The Chester Historical Society will publish a new book next spring. The title is “History of Chester’s Fire Departments.” Our collection of firefighting artifacts is substantial.
In the old days, Chester had two fire departments. On School Street was Fire District 1. This company served the village and outlying areas. Yo-Semite or Chester Depot Fire Company served the Depot and its outlying areas.
Peter Farrar sits in the right foreground. Frank Bidwell sits at his station on the left. Danny Clemons sits in the far corner. My station is at the opposite end of Peter’s station. This allows us to keep our space.
We have several years of the Chester Advertiser newspaper. Peter says the Chester Advertiser was a weekly supplement to the Springfield Reporter. Our issues are an incomplete run from the 1890s to 1914.
Peter sits down with one year at a time searching for articles regarding Chester fires, firehouse meetings, dances etc. Page by page Peter looks for relevant articles. It’s hard not to be distracted by other news of that day.
When Peter finds something pertinent, he puts a little page sticker on that page with a note as to what the article is. This prepares it for Frank.
When Peter completes a year of the Advertiser, it is passed to Frank. Using his laptop, Frank copies every article that Peter has identified. Some articles are only a paragraph or two – others much more. The 1904 fire that destroyed the buildings at what today is Chester Hardware is a half-page. This is tedious work.
Danny sits in the corner in his swivel office chair. Danny is searching the hundreds if not thousands of old newspaper clippings and photos we have.
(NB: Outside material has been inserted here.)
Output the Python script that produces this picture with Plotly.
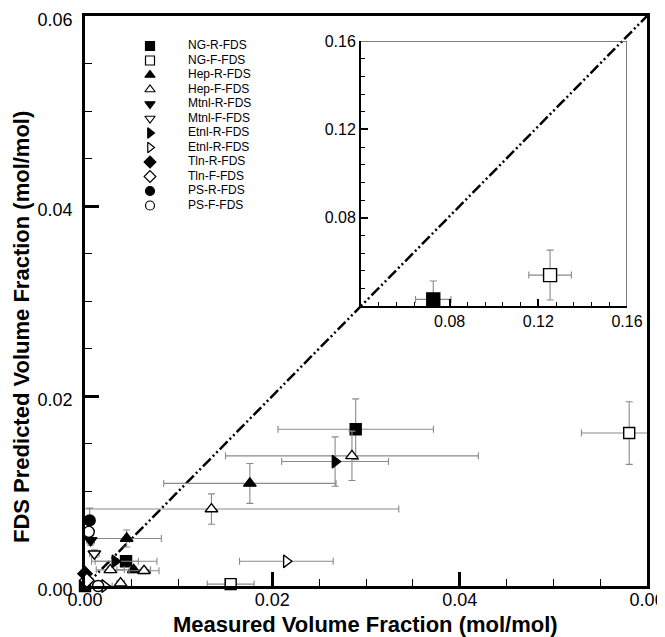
import plotly.graph_objects as go

# ---------------- data ----------------
series_names = ["NG-R-FDS", "NG-F-FDS", "Hep-R-FDS", "Hep-F-FDS", "Mtnl-R-FDS", "Mtnl-F-FDS",
                "Etnl-R-FDS", "Etnl-R-FDS", "Tln-R-FDS", "Tln-F-FDS", "PS-R-FDS", "PS-F-FDS"]
series_symbols = ["square", "square", "triangle-up", "triangle-up", "triangle-down", "triangle-down",
                  "triangle-right", "triangle-right", "diamond", "diamond", "circle", "circle"]
series_filled = [True, False, True, False, True, False, True, False, True, False, True, False]

# main-plot measurements: measured (x), predicted (y), and error half-widths
ng_r_x = [0.0289, 0.00438, 0.0000]
ng_r_y = [0.0165, 0.0026, 0.0000]
ng_r_ex = [0.0083, 0.0033, 0.0]
ng_r_ey = [0.0032, 0.0004, 0.0]

ng_f_x = [0.0581, 0.01555]
ng_f_y = [0.0161, 0.0002]
ng_f_ex = [0.0051, 0.0025]
ng_f_ey = [0.0033, 0.0]

hep_r_x = [0.0176, 0.00445, 0.0052]
hep_r_y = [0.0108, 0.0050, 0.0017]
hep_r_ex = [0.0092, 0.0037, 0.0018]
hep_r_ey = [0.0021, 0.0009, 0.0003]

hep_f_x = [0.0285, 0.0135, 0.0027, 0.0063, 0.0038]
hep_f_y = [0.0137, 0.0081, 0.0017, 0.0016, 0.0003]
hep_f_ex = [0.0135, 0.0200, 0.0015, 0.0016, 0.0004]
hep_f_ey = [0.0026, 0.0016, 0.0003, 0.0003, 0.0]

mtnl_r_x = [0.0006]
mtnl_r_y = [0.0048]
mtnl_r_ex = [0.0004]
mtnl_r_ey = [0.0005]

mtnl_f_x = [0.0010]
mtnl_f_y = [0.0034]
mtnl_f_ex = [0.0005]
mtnl_f_ey = [0.0004]

etnl_r_x = [0.0267, 0.0032]
etnl_r_y = [0.0131, 0.0026]
etnl_r_ex = [0.0057, 0.0025]
etnl_r_ey = [0.0026, 0.0003]

etnl_f_x = [0.0215, 0.0021]
etnl_f_y = [0.0026, 0.0000]
etnl_f_ex = [0.0050, 0.0008]
etnl_f_ey = [0.0, 0.0]

tln_r_x = [0.0000]
tln_r_y = [0.0013]
tln_r_ex = [0.0]
tln_r_ey = [0.0]

tln_f_x = [0.0002]
tln_f_y = [0.0006]
tln_f_ex = [0.0]
tln_f_ey = [0.0]

ps_r_x = [0.0005]
ps_r_y = [0.0069]
ps_r_ex = [0.0]
ps_r_ey = [0.0013]

ps_f_x = [0.0004, 0.0014]
ps_f_y = [0.0057, 0.0000]
ps_f_ex = [0.0, 0.0]
ps_f_ey = [0.0, 0.0]

# inset measurements (larger concentrations)
inset_ng_r_x = [0.0726]
inset_ng_r_y = [0.0430]
inset_ng_r_ex = [0.0080]
inset_ng_r_ey = [0.0083]

inset_ng_f_x = [0.1253]
inset_ng_f_y = [0.0540]
inset_ng_f_ex = [0.0096]
inset_ng_f_ey = [0.0113]

main_ticks = [0.0, 0.02, 0.04, 0.06]
main_ticktext = ["0.00", "0.02", "0.04", "0.06"]
inset_ticks = [0.08, 0.12, 0.16]
inset_ticktext = ["0.08", "0.12", "0.16"]
diag = [0.0, 0.06]
x_title = "<b>Measured Volume Fraction (mol/mol)</b>"
y_title = "<b>FDS Predicted Volume Fraction (mol/mol)</b>"

main_data = [
    (ng_r_x, ng_r_y, ng_r_ex, ng_r_ey),
    (ng_f_x, ng_f_y, ng_f_ex, ng_f_ey),
    (hep_r_x, hep_r_y, hep_r_ex, hep_r_ey),
    (hep_f_x, hep_f_y, hep_f_ex, hep_f_ey),
    (mtnl_r_x, mtnl_r_y, mtnl_r_ex, mtnl_r_ey),
    (mtnl_f_x, mtnl_f_y, mtnl_f_ex, mtnl_f_ey),
    (etnl_r_x, etnl_r_y, etnl_r_ex, etnl_r_ey),
    (etnl_f_x, etnl_f_y, etnl_f_ex, etnl_f_ey),
    (tln_r_x, tln_r_y, tln_r_ex, tln_r_ey),
    (tln_f_x, tln_f_y, tln_f_ex, tln_f_ey),
    (ps_r_x, ps_r_y, ps_r_ex, ps_r_ey),
    (ps_f_x, ps_f_y, ps_f_ex, ps_f_ey),
]
inset_data = [
    (0, inset_ng_r_x, inset_ng_r_y, inset_ng_r_ex, inset_ng_r_ey),
    (1, inset_ng_f_x, inset_ng_f_y, inset_ng_f_ex, inset_ng_f_ey),
]

FONT = "Arial, 'Liberation Sans', sans-serif"
ERR_COLOR = "#8a8a8a"


def marker_style(i, size):
    return dict(symbol=series_symbols[i], size=size,
                color="black" if series_filled[i] else "white",
                line=dict(color="black", width=1.4))


def err(vals):
    return dict(type="data", array=vals, color=ERR_COLOR, thickness=1.1, width=3.5, visible=True)


fig = go.Figure()

# diagonal y = x
fig.add_trace(go.Scatter(x=diag, y=diag, mode="lines", xaxis="x", yaxis="y",
                         line=dict(color="black", width=2.5, dash="11px,3px,2px,3px,2px,3px"),
                         showlegend=False, hoverinfo="skip"))

for i, (xs, ys, exs, eys) in enumerate(main_data):
    fig.add_trace(go.Scatter(x=xs, y=ys, mode="markers", name=series_names[i],
                             xaxis="x", yaxis="y", marker=marker_style(i, 11),
                             error_x=err(exs), error_y=err(eys), cliponaxis=False,
                             showlegend=False))

for i, xs, ys, exs, eys in inset_data:
    fig.add_trace(go.Scatter(x=xs, y=ys, mode="markers", name=series_names[i],
                             xaxis="x2", yaxis="y2", marker=marker_style(i, 13),
                             error_x=err(exs), error_y=err(eys), cliponaxis=False,
                             showlegend=False))

# page layout in screen pixels (the page body adds an 8px offset)
OFF = 8
W, H = 665 - OFF, 637 - OFF
PX0, PX1, PY0, PY1 = 85, 647, 16, 586          # plot area on screen
ix0, ix1, iy0, iy1 = 361, 627, 306, 41          # inset box on screen
ML, MT = PX0 - OFF, PY0 - OFF
MR, MB = W - (PX1 - OFF), H - (PY1 - OFF)
pw, ph = PX1 - PX0, PY1 - PY0

# hand-built legend on an overlay axis measured in screen pixels
leg_idx = list(range(len(series_names)))
leg_y = [46 + 14.5 * k for k in leg_idx]
for i in leg_idx:
    fig.add_trace(go.Scatter(x=[150], y=[leg_y[i]], mode="markers", xaxis="x3", yaxis="y3",
                             marker=dict(symbol=series_symbols[i], size=9,
                                         color="black" if series_filled[i] else "white",
                                         line=dict(color="black", width=1.2)),
                             showlegend=False, hoverinfo="skip"))
fig.add_trace(go.Scatter(x=[188] * len(leg_idx), y=leg_y, mode="text", text=series_names,
                         textposition="middle right", xaxis="x3", yaxis="y3",
                         textfont=dict(family=FONT, size=12, color="black"),
                         showlegend=False, hoverinfo="skip"))

axis_common = dict(showgrid=False, zeroline=False, showline=True, linecolor="black",
                   ticks="inside", tickcolor="black", automargin=False,
                   ticklabeloverflow="allow")
main_minor = dict(dtick=0.005, ticks="inside", ticklen=7, tickwidth=1, tickcolor="black")
inset_minor = dict(dtick=0.008, tick0=0.0, ticks="inside", ticklen=4, tickwidth=1, tickcolor="black")

fig.update_layout(
    template="none",
    width=W, height=H,
    margin=dict(l=ML, r=MR, t=MT, b=MB, autoexpand=False),
    paper_bgcolor="white", plot_bgcolor="rgba(0,0,0,0)",
    font=dict(family=FONT, color="black"),
    xaxis=dict(axis_common, domain=[0, 1], range=[0, 0.06], linewidth=2.5, mirror=True,
               tickvals=main_ticks, ticktext=main_ticktext, ticklen=14, tickwidth=2.5,
               ticklabelstandoff=-4,
               tickfont=dict(family=FONT, size=18, color="black"), minor=main_minor),
    yaxis=dict(axis_common, domain=[0, 1], range=[0, 0.06], linewidth=2.5, mirror=True,
               tickvals=main_ticks, ticktext=main_ticktext, ticklen=14, tickwidth=2.5,
               ticklabelstandoff=6, ticklabelshift=4,
               tickfont=dict(family=FONT, size=18, color="black"), minor=main_minor),
    xaxis2=dict(axis_common, anchor="y2",
                domain=[(ix0 - PX0) / pw, (ix1 - PX0) / pw], range=[0.04, 0.16], linewidth=2,
                tickvals=inset_ticks, ticktext=inset_ticktext, ticklen=7, tickwidth=1.5,
                tickfont=dict(family=FONT, size=16, color="black"), minor=inset_minor),
    yaxis2=dict(axis_common, anchor="x2",
                domain=[(PY1 - iy0) / ph, (PY1 - iy1) / ph], range=[0.04, 0.16], linewidth=2,
                tickvals=inset_ticks, ticktext=inset_ticktext, ticklen=7, tickwidth=1.5,
                tickfont=dict(family=FONT, size=16, color="black"), minor=inset_minor),
    xaxis3=dict(domain=[0, 1], range=[PX0, PX1], visible=False, fixedrange=True,
                anchor="y3", overlaying="x"),
    yaxis3=dict(domain=[0, 1], range=[PY1, PY0], visible=False, fixedrange=True,
                anchor="x3", overlaying="y"),
    shapes=[
        dict(type="line", xref="x2", yref="y2", x0=0.04, x1=0.16, y0=0.16, y1=0.16,
             line=dict(color="#555555", width=1.5)),
        dict(type="line", xref="x2", yref="y2", x0=0.16, x1=0.16, y0=0.04, y1=0.16,
             line=dict(color="#555555", width=1.5)),
    ],
    annotations=[
        dict(text=x_title, xref="paper", yref="paper",
             x=(365 - PX0) / pw, y=(PY1 - 624) / ph, xanchor="center", yanchor="middle",
             showarrow=False, font=dict(family=FONT, size=22, color="black")),
        dict(text=y_title, xref="paper", yref="paper", textangle=-90,
             x=(22 - PX0) / pw, y=(PY1 - 327) / ph, xanchor="center", yanchor="middle",
             showarrow=False, font=dict(family=FONT, size=22, color="black")),
    ],
)

fig.write_html("out.html")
Danny is a great organizer. When he finds something fire related, he brings it to my attention so I can archive it.
My job is archiving photos, documents, and other ephemera. One piece at a time, I add each artifact to one of our archival boxes. Each week I create more boxes.
Our goal is to include these newspaper articles, Ed Spaulding’s notebooks, and Yo-Semite firehouse ledger entries about any given fire. To that we will add an old photo of that building or a contemporary view of that location when possible. It will be a comprehensive book.
We meet twice a week at the historical society. If you were to add up the hours we work together, it would total close to 30 hours per week. We love what we do. Sometimes the room is quiet when one of us asks, “Ever hear of so and so?” I wish you could hear the information that follows that question. Ken Barrett stopped in last week. He is a fountain of Chester history.
We each have different areas of knowledge or interest. With all of this knowledge in one room, it sure is fun to be part of. Frank is a new volunteer and quickly catching on.
The other day Frank was reading one of the papers and asked, “Who is Mrs. Frank Patch?” I replied, “My great-grandmother and my Mayflower connection.” Frank’s ancestors arrived in this country in 1630.
We have just about completed the donations from Ted and John Leon Spaulding. This required over 40 archival boxes. Now when Danny finds a newspaper clipping or photo relating to one of the boxes I’ve created, I simply add it to the proper archival box. We are each aware of what the other is working on.
On the subject of archival boxes, I’ll give you a little idea what we have so far. We have boxes for Chester schools, hotels, winter carnivals, Buttonwood Farm, Town Hall, the Depot, fire departments, one box each of the Depot train station and Gassetts train station, Popple Dungeon, West Chester, Gassetts, and dozens more.
Currently, I am just placing artifacts in appropriate boxes. Each box will need to be arranged chronologically when we are finished.
I’ve had an excellent response from readers of this column regarding Chester Fire Department artifacts or histories. A couple very rare Yo-Semite artifacts have surfaced and will be included in the book.
If you have any artifacts or history, fire off an email or give me a call. We’d like to include whatever you have or know in this book. This is your chance.
This week’s old saying is a sign I see at Kim Kendall’s. Kim tells me Deanna Parker gave it to him. “Bad decisions make good stories.” ’Tis true, says Henry.